The character( ) primitive returns the character after the position specified by its argument, pos. The curchar( ) returns the same value as character(point). These two primitives return -1 when the position involved isn't valid, such as at the end of the buffer or before its start (when pos is less than zero). For example, character(size()) returns -1, as does curchar( ) with point at the end of the buffer.

stuff(char *str)
int bprintf(char *format, ...)
int buffer_printf(char *name, char *format, ...)
int buf_printf(int bnum, char *format, ...)
buf_stuff(int bnum, char *s, int len)

The stuff( ) function inserts an entire string into the current buffer.
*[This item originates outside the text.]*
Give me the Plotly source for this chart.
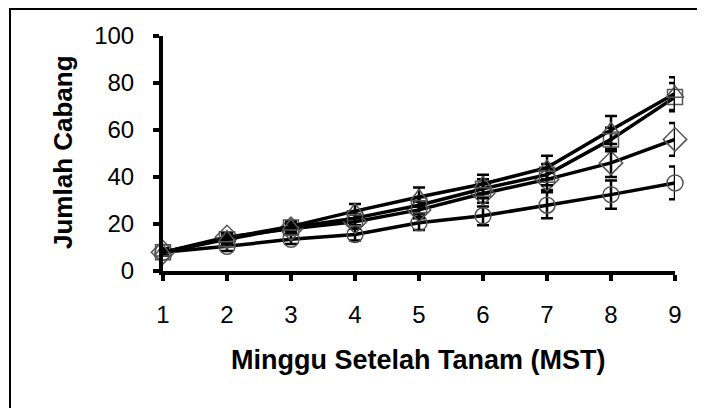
import plotly.graph_objects as go

weeks = [1, 2, 3, 4, 5, 6, 7, 8, 9]
tick_labels = ["1", "2", "3", "4", "5", "6", "7", "8", "9"]

sq_vals = [8, 13.5, 18.5, 22.5, 28, 35, 41, 56, 74]
sq_err = [1.5, 2, 2, 3, 3.5, 4, 4.5, 5, 6]
tri_vals = [8, 14, 19, 25.5, 31.5, 37, 44, 60, 75.5]
tri_err = [1.5, 2, 2, 3, 4, 4, 5, 6, 7]
dia_vals = [8, 14.5, 18, 21, 26, 33, 39, 46, 56]
dia_err = [1.5, 2, 2, 3, 3.5, 4, 4.5, 6, 7]
cir_vals = [8, 10.5, 13.5, 15.5, 20.5, 23.5, 28, 32.5, 37.5]
cir_err = [1.5, 2, 2, 2.5, 3, 4, 5.5, 6, 7]

series = [
    ("circle", cir_vals, cir_err, "circle-open", 16),
    ("diamond", dia_vals, dia_err, "diamond-open", 18),
    ("square", sq_vals, sq_err, "square-open", 15),
    ("triangle", tri_vals, tri_err, "triangle-up-open", 15),
]

fig = go.Figure()
for name, vals, err, sym, size in series:
    fig.add_trace(go.Scatter(
        x=weeks, y=vals, name=name, mode="lines+markers",
        line=dict(color="black", width=3.5),
        marker=dict(symbol=sym, size=size, color="#555555", line=dict(width=1.5, color="#555555")),
        error_y=dict(type="data", array=err, visible=True, color="black", thickness=2.5, width=6),
        cliponaxis=False,
    ))

fig.update_layout(
    width=697, height=400,
    margin=dict(l=155, r=30, t=28, b=137),
    paper_bgcolor="white", plot_bgcolor="white",
    showlegend=False,
    font=dict(family="Liberation Sans, Arial, sans-serif", color="black", size=24),
    xaxis=dict(
        range=[1, 9], tickmode="array", tickvals=weeks, ticktext=tick_labels,
        showline=True, linecolor="black", linewidth=4,
        ticks="outside", ticklen=6, tickwidth=4, tickcolor="black",
        showgrid=False, zeroline=False, ticklabelstandoff=13,
        tickfont=dict(size=24),
    ),
    yaxis=dict(
        range=[0, 100], tickmode="array", tickvals=[0, 20, 40, 60, 80, 100],
        showline=True, linecolor="black", linewidth=4,
        ticks="outside", ticklen=6, tickwidth=4, tickcolor="black",
        showgrid=False, zeroline=False, ticklabelstandoff=14,
        tickfont=dict(size=24),
    ),
    shapes=[dict(
        type="rect", xref="paper", yref="paper",
        x0=(10 - 163) / 512, x1=1.3, y0=-1.0, y1=(271 - 9) / 235,
        line=dict(color="black", width=2), fillcolor="rgba(0,0,0,0)", layer="below",
    )],
    annotations=[
        dict(text="<b>Minggu Setelah Tanam (MST)</b>", xref="paper", yref="paper",
             x=(418 - 163) / 512, y=(271 - 360) / 235, showarrow=False,
             xanchor="center", yanchor="middle", font=dict(size=27)),
        dict(text="<b>Jumlah Cabang</b>", xref="paper", yref="paper",
             x=(63 - 163) / 512, y=(271 - 152) / 235, showarrow=False, textangle=-90,
             xanchor="center", yanchor="middle", font=dict(size=26)),
    ],
)

fig.write_html("out.html")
The bprintf( ) function also inserts a string, but it takes a format string plus other arguments and builds the string to insert using the rules in Printf-style Format Strings. The buffer_printf( ) function operates similarly, except that it takes the name of the buffer into which to insert the string. It creates the buffer if necessary. Similarly, buf_printf( ) takes a buffer number, and inserts the formatted string into that buffer. All of the primitives described in this paragraph return the number of characters they inserted into the buffer.

The buf_stuff( ) primitive includes a length parameter, so it can handle text that may contain null characters. It inserts the len characters at s into the buffer bnum.